Kettlebell carries, whether suitcase style (by your side) or overhead are great exercises to develop spinal stability, as well as scapular-thoracic stability. It's about as simple an exercise as there is...hold a heavy kettlebell by your side (or overhead...I'll get to the technique in a moment) and go for a walk. Focus on staying still and smooth....like you are trying to glide across the floor. Carries are more or less dynamic side bridges, forcing you to resist motion around your spine (the primary function of the "core" muscles) and at the same time gives you great bang for your buck hip control. The overhead version, which I implement as a progression, adds some difficulty to the core stability, while at the same time really challenges scap. stability....which is key to shoulder health.
The keys are as follows:
In the suitcase version, shoulder blades should be pulled down and back. Think BIG posture. Maintain that position while you walk as straight a line as posible. Once you get the basics down, focus on diaphragmatic breathing. We usually walk about 20 yards, switch hands, and walk back.
In the overhead version, the up shoulder should be "packed" while the down scap should be pulled down and back, just like in the suitcase style. "Packed" will mean slightly different things to people in different circles, however the basics are to have your arm extended straight up, palm facing forward.
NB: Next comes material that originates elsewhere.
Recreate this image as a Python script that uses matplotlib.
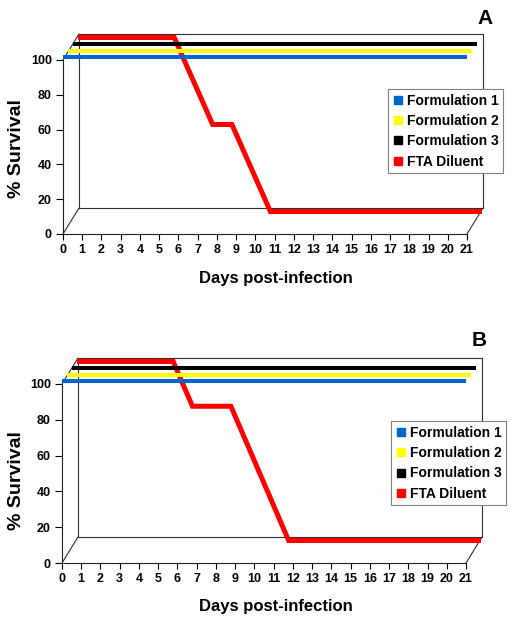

In that position, pull the arm down into the shoulder girdle. If your arm is straight and you have a few inches between your bicep and your ear, you are in pretty good shape. Keep it there the entire time. Last but not least, keep your knuckles pointing up at the ceiling. There should be no break in your wrist, meaning you have to actively hold the Kettlebell in place, not just let it dangle on the back of your forearm.
In the video I walk through a few progressions, starting with simple suitcase carries, followed by the overhead version, then I combine the two for an overhead/suitcase walk (heavier KB on the down side). Following that, I begin to implement lateral steps and a carrioca walk to continue to challenge the scap stablizers in a different plane, and finally I put all the directions together into a "square" pattern, where I walk forward, put the breaks on, carrioca walk, walk back, and carrioca walk to the start. Don't forget to do both sides!
These are just a few versions and progressions my athletes go through to address core and scapular-thoracic stability.
(BTW the video is about 3 min long, and I walk out of the frame a few times...whoops!)